Supplied information
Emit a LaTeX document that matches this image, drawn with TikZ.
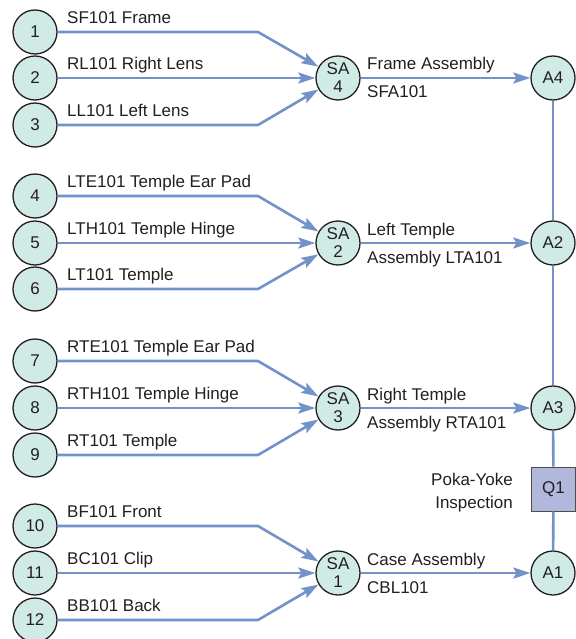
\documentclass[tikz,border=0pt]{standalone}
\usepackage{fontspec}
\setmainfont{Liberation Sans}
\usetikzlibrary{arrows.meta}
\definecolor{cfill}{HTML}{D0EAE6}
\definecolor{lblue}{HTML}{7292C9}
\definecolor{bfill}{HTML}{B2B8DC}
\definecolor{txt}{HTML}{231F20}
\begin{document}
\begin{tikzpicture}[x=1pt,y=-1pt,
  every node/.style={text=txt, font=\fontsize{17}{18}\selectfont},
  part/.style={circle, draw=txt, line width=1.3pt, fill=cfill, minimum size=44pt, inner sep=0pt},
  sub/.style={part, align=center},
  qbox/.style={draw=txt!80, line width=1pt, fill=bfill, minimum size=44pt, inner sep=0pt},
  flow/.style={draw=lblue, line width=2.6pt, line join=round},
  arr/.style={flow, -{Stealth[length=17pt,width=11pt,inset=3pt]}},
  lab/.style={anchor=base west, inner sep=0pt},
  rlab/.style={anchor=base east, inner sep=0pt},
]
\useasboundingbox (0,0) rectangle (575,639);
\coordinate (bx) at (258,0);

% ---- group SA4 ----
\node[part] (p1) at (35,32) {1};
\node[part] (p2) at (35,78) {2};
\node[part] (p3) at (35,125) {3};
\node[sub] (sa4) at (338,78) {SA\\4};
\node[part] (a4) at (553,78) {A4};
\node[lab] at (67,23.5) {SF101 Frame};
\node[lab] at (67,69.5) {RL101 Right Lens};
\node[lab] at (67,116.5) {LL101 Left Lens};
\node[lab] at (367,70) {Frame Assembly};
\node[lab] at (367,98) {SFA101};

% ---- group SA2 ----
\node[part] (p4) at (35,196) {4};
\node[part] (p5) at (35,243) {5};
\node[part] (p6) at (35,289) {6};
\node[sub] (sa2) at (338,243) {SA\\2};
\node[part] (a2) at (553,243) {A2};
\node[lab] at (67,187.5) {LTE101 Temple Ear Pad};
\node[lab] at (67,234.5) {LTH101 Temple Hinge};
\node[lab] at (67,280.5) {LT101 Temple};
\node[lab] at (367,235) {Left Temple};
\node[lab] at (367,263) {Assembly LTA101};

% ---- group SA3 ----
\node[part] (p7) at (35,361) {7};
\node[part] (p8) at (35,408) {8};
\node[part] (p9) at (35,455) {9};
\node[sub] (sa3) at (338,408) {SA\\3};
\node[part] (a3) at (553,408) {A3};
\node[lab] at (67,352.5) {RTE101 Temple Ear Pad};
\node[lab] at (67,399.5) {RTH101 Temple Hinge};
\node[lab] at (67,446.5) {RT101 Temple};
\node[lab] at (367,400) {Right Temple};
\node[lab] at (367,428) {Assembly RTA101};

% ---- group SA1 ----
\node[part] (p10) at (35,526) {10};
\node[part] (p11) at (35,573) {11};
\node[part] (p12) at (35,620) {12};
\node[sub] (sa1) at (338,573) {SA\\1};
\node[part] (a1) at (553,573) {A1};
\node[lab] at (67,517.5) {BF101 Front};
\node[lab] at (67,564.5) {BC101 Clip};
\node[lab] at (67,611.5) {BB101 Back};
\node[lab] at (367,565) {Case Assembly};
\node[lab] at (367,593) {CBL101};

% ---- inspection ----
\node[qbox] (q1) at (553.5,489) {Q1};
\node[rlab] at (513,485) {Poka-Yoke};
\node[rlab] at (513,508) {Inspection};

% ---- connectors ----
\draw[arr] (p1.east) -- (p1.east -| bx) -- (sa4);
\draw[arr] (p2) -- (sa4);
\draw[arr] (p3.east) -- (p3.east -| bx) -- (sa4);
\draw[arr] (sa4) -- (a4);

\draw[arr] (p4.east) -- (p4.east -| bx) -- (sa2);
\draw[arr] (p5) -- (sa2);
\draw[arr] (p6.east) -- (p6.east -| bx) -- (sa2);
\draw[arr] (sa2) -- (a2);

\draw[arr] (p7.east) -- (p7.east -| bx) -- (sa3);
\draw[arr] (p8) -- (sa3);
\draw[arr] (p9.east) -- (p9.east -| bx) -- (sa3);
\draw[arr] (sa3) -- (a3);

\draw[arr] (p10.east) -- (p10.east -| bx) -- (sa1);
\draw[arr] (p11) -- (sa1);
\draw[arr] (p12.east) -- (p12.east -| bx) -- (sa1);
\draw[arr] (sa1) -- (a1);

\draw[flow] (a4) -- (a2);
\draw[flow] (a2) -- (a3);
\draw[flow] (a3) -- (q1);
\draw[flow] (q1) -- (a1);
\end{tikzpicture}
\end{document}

Exercise details
Leave out the pictures and print every line of the data exactly.

Response
Emit a LaTeX document that matches this image, drawn with TikZ.
\documentclass[tikz,border=0pt]{standalone}
\usepackage{fontspec}
\setmainfont{Liberation Sans}
\usetikzlibrary{arrows.meta}
\definecolor{cfill}{HTML}{D0EAE6}
\definecolor{lblue}{HTML}{7292C9}
\definecolor{bfill}{HTML}{B2B8DC}
\definecolor{txt}{HTML}{231F20}
\begin{document}
\begin{tikzpicture}[x=1pt,y=-1pt,
  every node/.style={text=txt, font=\fontsize{17}{18}\selectfont},
  part/.style={circle, draw=txt, line width=1.3pt, fill=cfill, minimum size=44pt, inner sep=0pt},
  sub/.style={part, align=center},
  qbox/.style={draw=txt!80, line width=1pt, fill=bfill, minimum size=44pt, inner sep=0pt},
  flow/.style={draw=lblue, line width=2.6pt, line join=round},
  arr/.style={flow, -{Stealth[length=17pt,width=11pt,inset=3pt]}},
  lab/.style={anchor=base west, inner sep=0pt},
  rlab/.style={anchor=base east, inner sep=0pt},
]
\useasboundingbox (0,0) rectangle (575,639);
\coordinate (bx) at (258,0);

% ---- group SA4 ----
\node[part] (p1) at (35,32) {1};
\node[part] (p2) at (35,78) {2};
\node[part] (p3) at (35,125) {3};
\node[sub] (sa4) at (338,78) {SA\\4};
\node[part] (a4) at (553,78) {A4};
\node[lab] at (67,23.5) {SF101 Frame};
\node[lab] at (67,69.5) {RL101 Right Lens};
\node[lab] at (67,116.5) {LL101 Left Lens};
\node[lab] at (367,70) {Frame Assembly};
\node[lab] at (367,98) {SFA101};

% ---- group SA2 ----
\node[part] (p4) at (35,196) {4};
\node[part] (p5) at (35,243) {5};
\node[part] (p6) at (35,289) {6};
\node[sub] (sa2) at (338,243) {SA\\2};
\node[part] (a2) at (553,243) {A2};
\node[lab] at (67,187.5) {LTE101 Temple Ear Pad};
\node[lab] at (67,234.5) {LTH101 Temple Hinge};
\node[lab] at (67,280.5) {LT101 Temple};
\node[lab] at (367,235) {Left Temple};
\node[lab] at (367,263) {Assembly LTA101};

% ---- group SA3 ----
\node[part] (p7) at (35,361) {7};
\node[part] (p8) at (35,408) {8};
\node[part] (p9) at (35,455) {9};
\node[sub] (sa3) at (338,408) {SA\\3};
\node[part] (a3) at (553,408) {A3};
\node[lab] at (67,352.5) {RTE101 Temple Ear Pad};
\node[lab] at (67,399.5) {RTH101 Temple Hinge};
\node[lab] at (67,446.5) {RT101 Temple};
\node[lab] at (367,400) {Right Temple};
\node[lab] at (367,428) {Assembly RTA101};

% ---- group SA1 ----
\node[part] (p10) at (35,526) {10};
\node[part] (p11) at (35,573) {11};
\node[part] (p12) at (35,620) {12};
\node[sub] (sa1) at (338,573) {SA\\1};
\node[part] (a1) at (553,573) {A1};
\node[lab] at (67,517.5) {BF101 Front};
\node[lab] at (67,564.5) {BC101 Clip};
\node[lab] at (67,611.5) {BB101 Back};
\node[lab] at (367,565) {Case Assembly};
\node[lab] at (367,593) {CBL101};

% ---- inspection ----
\node[qbox] (q1) at (553.5,489) {Q1};
\node[rlab] at (513,485) {Poka-Yoke};
\node[rlab] at (513,508) {Inspection};

% ---- connectors ----
\draw[arr] (p1.east) -- (p1.east -| bx) -- (sa4);
\draw[arr] (p2) -- (sa4);
\draw[arr] (p3.east) -- (p3.east -| bx) -- (sa4);
\draw[arr] (sa4) -- (a4);

\draw[arr] (p4.east) -- (p4.east -| bx) -- (sa2);
\draw[arr] (p5) -- (sa2);
\draw[arr] (p6.east) -- (p6.east -| bx) -- (sa2);
\draw[arr] (sa2) -- (a2);

\draw[arr] (p7.east) -- (p7.east -| bx) -- (sa3);
\draw[arr] (p8) -- (sa3);
\draw[arr] (p9.east) -- (p9.east -| bx) -- (sa3);
\draw[arr] (sa3) -- (a3);

\draw[arr] (p10.east) -- (p10.east -| bx) -- (sa1);
\draw[arr] (p11) -- (sa1);
\draw[arr] (p12.east) -- (p12.east -| bx) -- (sa1);
\draw[arr] (sa1) -- (a1);

\draw[flow] (a4) -- (a2);
\draw[flow] (a2) -- (a3);
\draw[flow] (a3) -- (q1);
\draw[flow] (q1) -- (a1);
\end{tikzpicture}
\end{document}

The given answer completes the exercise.